> [Exercise requirements]: Pictures in the data below are not part of the copy; transcribe everything else exactly.

> [Data shown]:
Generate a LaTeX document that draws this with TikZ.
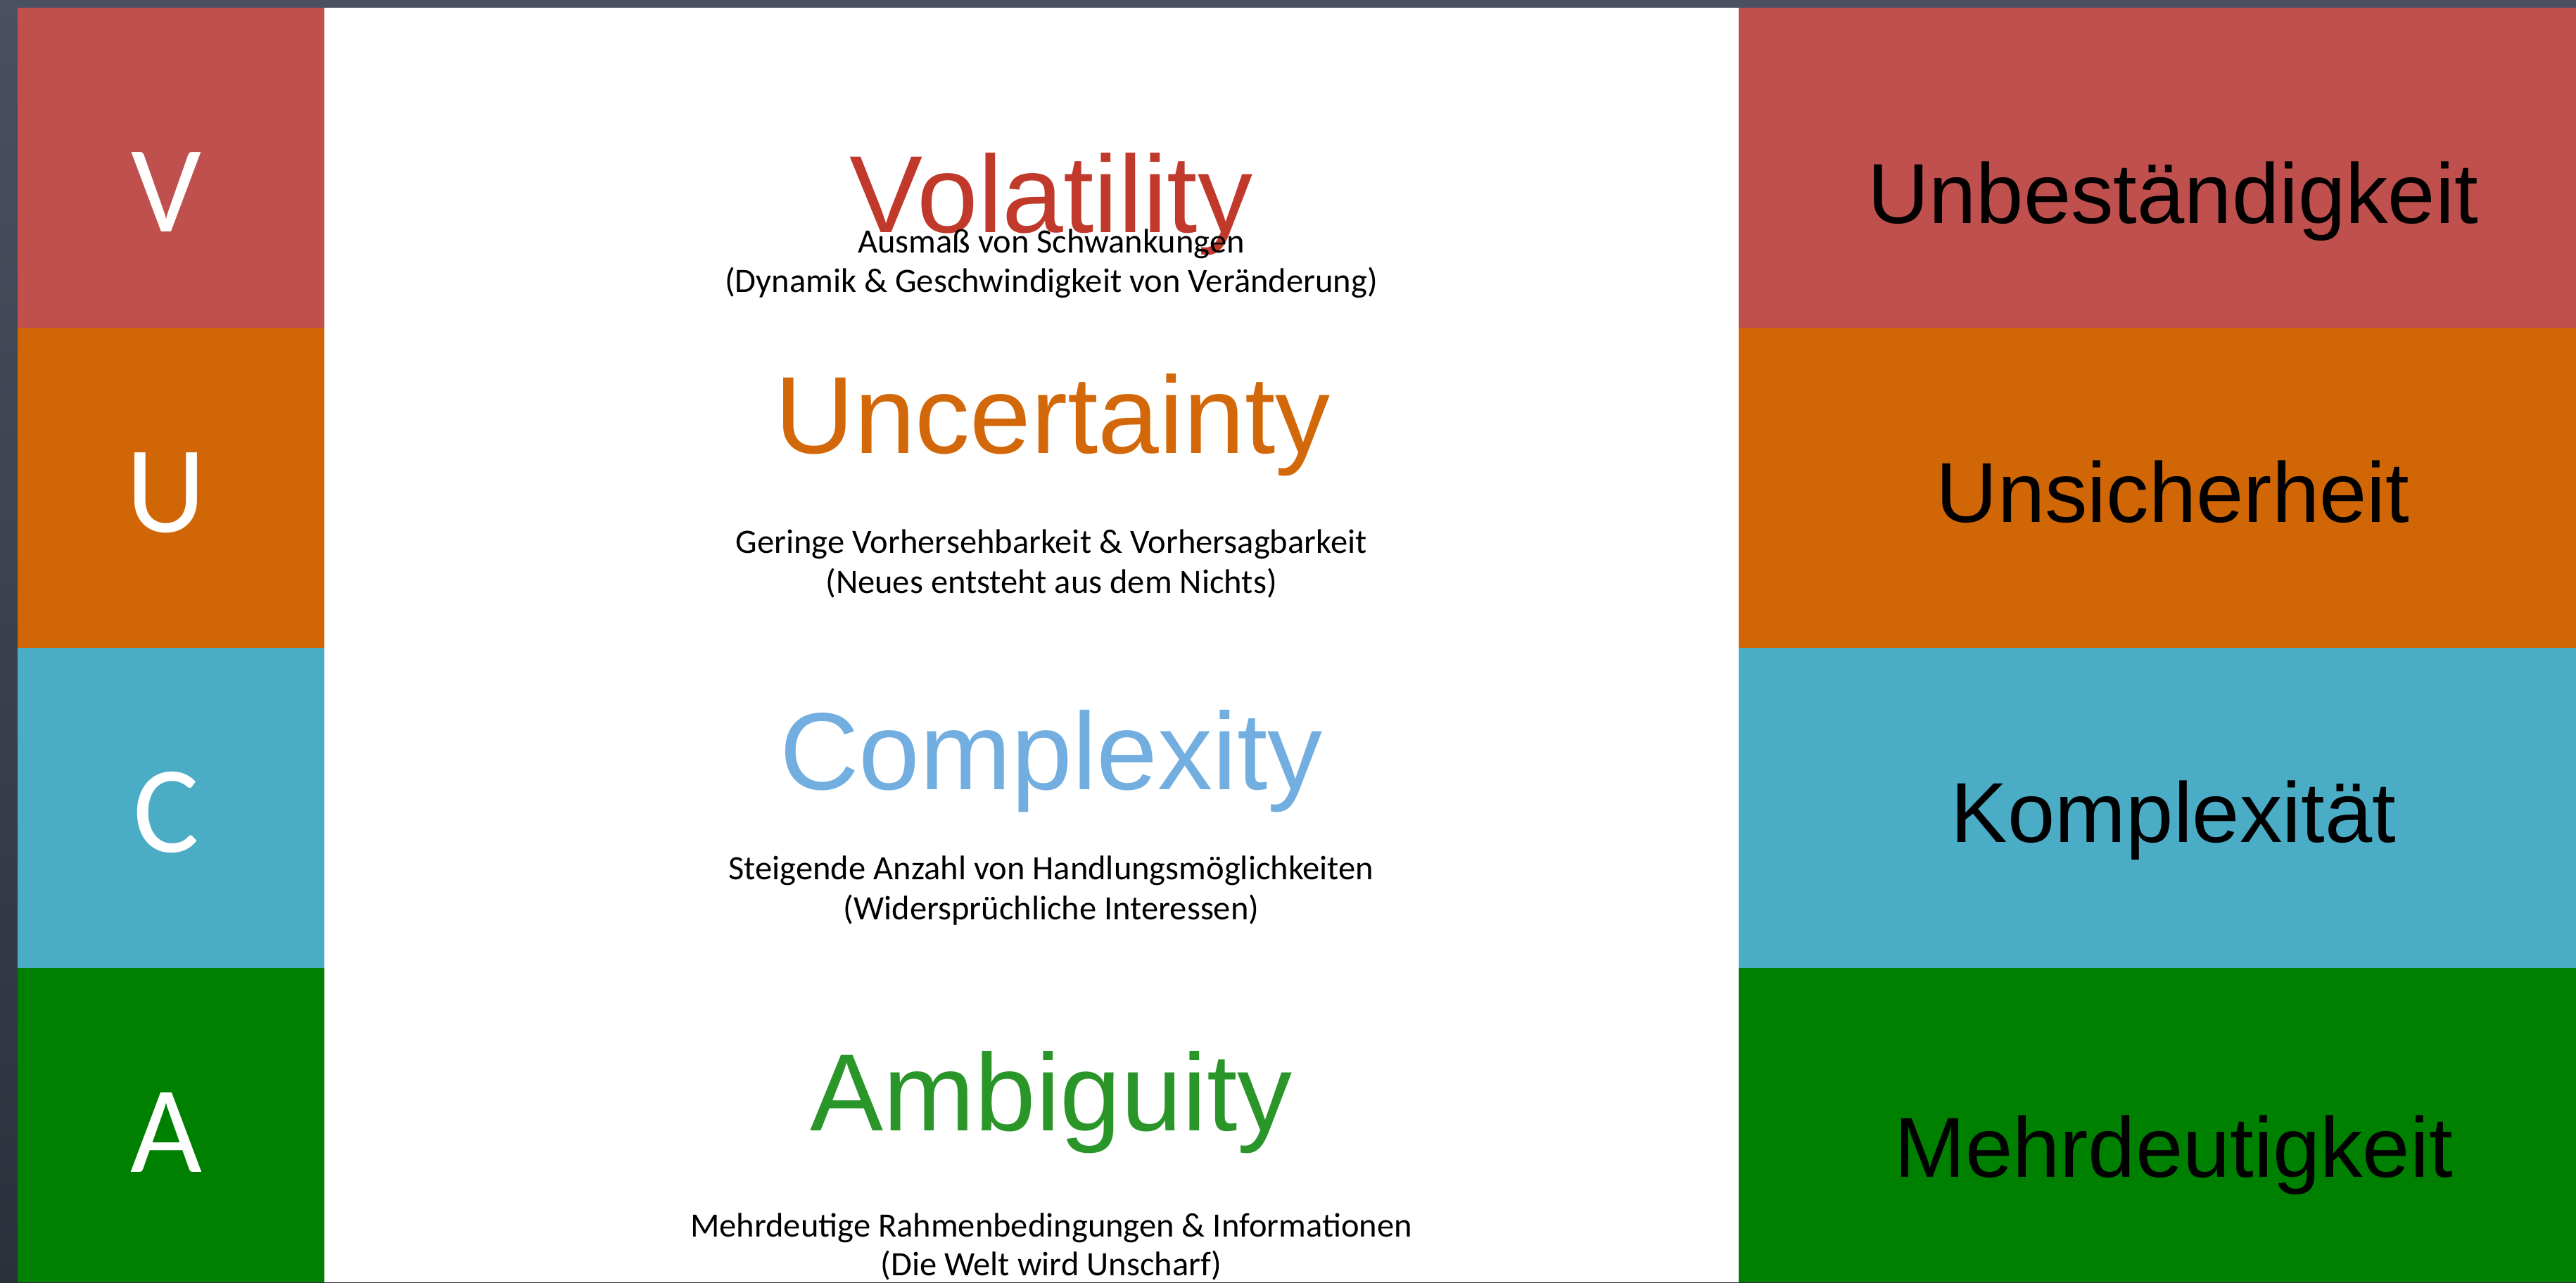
\documentclass[tikz,border=0pt]{standalone}
\usepackage{fontspec}
\setmainfont{Carlito}
\newfontfamily\arialfont{Liberation Sans}
\newfontfamily\calfont{Carlito}

\definecolor{slatetop}{HTML}{4B5061}
\definecolor{slatebot}{HTML}{2C303B}
\definecolor{bandV}{HTML}{C0504D}
\definecolor{bandU}{HTML}{D16606}
\definecolor{bandC}{HTML}{4BACC6}
\definecolor{bandA}{HTML}{008000}
\definecolor{titleV}{HTML}{C0392B}
\definecolor{titleU}{HTML}{D3680A}
\definecolor{titleC}{HTML}{72AFE0}
\definecolor{titleA}{HTML}{2A962A}

\tikzset{
  letter/.style={anchor=base, inner sep=0pt, text=white,
    font=\calfont\fontsize{17.6pt}{21pt}\selectfont},
  title/.style={anchor=base, inner sep=0pt,
    font=\arialfont\fontsize{15.6pt}{18pt}\selectfont},
  german/.style={anchor=base, inner sep=0pt, text=black,
    font=\arialfont\fontsize{12.1pt}{14pt}\selectfont},
  subline/.style={anchor=base, inner sep=0pt, text=black,
    font=\calfont\fontsize{4.85pt}{5.8pt}\selectfont},
}

\begin{document}
\begin{tikzpicture}[x=0.1pt, y=-0.1pt]
  \useasboundingbox (0,0) rectangle (3661,1823);

  % slate backdrop
  \shade[top color=slatetop, bottom color=slatebot] (0,0) rectangle (3661,1823);

  % white middle panel
  \fill[white] (461,11) rectangle (2471,1823);

  % coloured bands, left and right
  \fill[bandV] (25,11)   rectangle (461,466);
  \fill[bandU] (25,466)  rectangle (461,921);
  \fill[bandC] (25,921)  rectangle (461,1376);
  \fill[bandA] (25,1376) rectangle (461,1823);
  \fill[bandV] (2471,11)   rectangle (3661,466);
  \fill[bandU] (2471,466)  rectangle (3661,921);
  \fill[bandC] (2471,921)  rectangle (3661,1376);
  \fill[bandA] (2471,1376) rectangle (3661,1823);

  % initials
  \node[letter] (lV) at (236,329)  {V};
  \node[letter] (lU) at (236,756)  {U};
  \node[letter] (lC) at (236,1211) {C};
  \node[letter] (lA) at (236,1666) {A};

  % English terms
  \node[title, text=titleV] (tV) at (1494,330)  {Volatility};
  \node[title, text=titleU] (tU) at (1496,644)  {Uncertainty};
  \node[title, text=titleC] (tC) at (1494,1122) {Complexity};
  \node[title, text=titleA] (tA) at (1494,1607) {Ambiguity};

  % descriptions
  \node[subline] (dV1) at (1494,359)  {Ausmaß von Schwankungen};
  \node[subline] (dV2) at (1494,415)  {(Dynamik \& Geschwindigkeit von Veränderung)};
  \node[subline] (dU1) at (1494,786)  {Geringe Vorhersehbarkeit \& Vorhersagbarkeit};
  \node[subline] (dU2) at (1494,843)  {(Neues entsteht aus dem Nichts)};
  \node[subline] (dC1) at (1494,1250) {Steigende Anzahl von Handlungsmöglichkeiten};
  \node[subline] (dC2) at (1494,1307) {(Widersprüchliche Interessen)};
  \node[subline] (dA1) at (1494,1758) {Mehrdeutige Rahmenbedingungen \& Informationen};
  \node[subline] (dA2) at (1494,1813) {(Die Welt wird Unscharf)};

  % German terms
  \node[german] (gV) at (3088,317)  {Unbeständigkeit};
  \node[german] (gU) at (3088,742)  {Unsicherheit};
  \node[german] (gC) at (3089,1197) {Komplexität};
  \node[german] (gA) at (3089,1673) {Mehrdeutigkeit};
\end{tikzpicture}
\end{document}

> [Solution for this task]:
Generate a LaTeX document that draws this with TikZ.
\documentclass[tikz,border=0pt]{standalone}
\usepackage{fontspec}
\setmainfont{Carlito}
\newfontfamily\arialfont{Liberation Sans}
\newfontfamily\calfont{Carlito}

\definecolor{slatetop}{HTML}{4B5061}
\definecolor{slatebot}{HTML}{2C303B}
\definecolor{bandV}{HTML}{C0504D}
\definecolor{bandU}{HTML}{D16606}
\definecolor{bandC}{HTML}{4BACC6}
\definecolor{bandA}{HTML}{008000}
\definecolor{titleV}{HTML}{C0392B}
\definecolor{titleU}{HTML}{D3680A}
\definecolor{titleC}{HTML}{72AFE0}
\definecolor{titleA}{HTML}{2A962A}

\tikzset{
  letter/.style={anchor=base, inner sep=0pt, text=white,
    font=\calfont\fontsize{17.6pt}{21pt}\selectfont},
  title/.style={anchor=base, inner sep=0pt,
    font=\arialfont\fontsize{15.6pt}{18pt}\selectfont},
  german/.style={anchor=base, inner sep=0pt, text=black,
    font=\arialfont\fontsize{12.1pt}{14pt}\selectfont},
  subline/.style={anchor=base, inner sep=0pt, text=black,
    font=\calfont\fontsize{4.85pt}{5.8pt}\selectfont},
}

\begin{document}
\begin{tikzpicture}[x=0.1pt, y=-0.1pt]
  \useasboundingbox (0,0) rectangle (3661,1823);

  % slate backdrop
  \shade[top color=slatetop, bottom color=slatebot] (0,0) rectangle (3661,1823);

  % white middle panel
  \fill[white] (461,11) rectangle (2471,1823);

  % coloured bands, left and right
  \fill[bandV] (25,11)   rectangle (461,466);
  \fill[bandU] (25,466)  rectangle (461,921);
  \fill[bandC] (25,921)  rectangle (461,1376);
  \fill[bandA] (25,1376) rectangle (461,1823);
  \fill[bandV] (2471,11)   rectangle (3661,466);
  \fill[bandU] (2471,466)  rectangle (3661,921);
  \fill[bandC] (2471,921)  rectangle (3661,1376);
  \fill[bandA] (2471,1376) rectangle (3661,1823);

  % initials
  \node[letter] (lV) at (236,329)  {V};
  \node[letter] (lU) at (236,756)  {U};
  \node[letter] (lC) at (236,1211) {C};
  \node[letter] (lA) at (236,1666) {A};

  % English terms
  \node[title, text=titleV] (tV) at (1494,330)  {Volatility};
  \node[title, text=titleU] (tU) at (1496,644)  {Uncertainty};
  \node[title, text=titleC] (tC) at (1494,1122) {Complexity};
  \node[title, text=titleA] (tA) at (1494,1607) {Ambiguity};

  % descriptions
  \node[subline] (dV1) at (1494,359)  {Ausmaß von Schwankungen};
  \node[subline] (dV2) at (1494,415)  {(Dynamik \& Geschwindigkeit von Veränderung)};
  \node[subline] (dU1) at (1494,786)  {Geringe Vorhersehbarkeit \& Vorhersagbarkeit};
  \node[subline] (dU2) at (1494,843)  {(Neues entsteht aus dem Nichts)};
  \node[subline] (dC1) at (1494,1250) {Steigende Anzahl von Handlungsmöglichkeiten};
  \node[subline] (dC2) at (1494,1307) {(Widersprüchliche Interessen)};
  \node[subline] (dA1) at (1494,1758) {Mehrdeutige Rahmenbedingungen \& Informationen};
  \node[subline] (dA2) at (1494,1813) {(Die Welt wird Unscharf)};

  % German terms
  \node[german] (gV) at (3088,317)  {Unbeständigkeit};
  \node[german] (gU) at (3088,742)  {Unsicherheit};
  \node[german] (gC) at (3089,1197) {Komplexität};
  \node[german] (gA) at (3089,1673) {Mehrdeutigkeit};
\end{tikzpicture}
\end{document}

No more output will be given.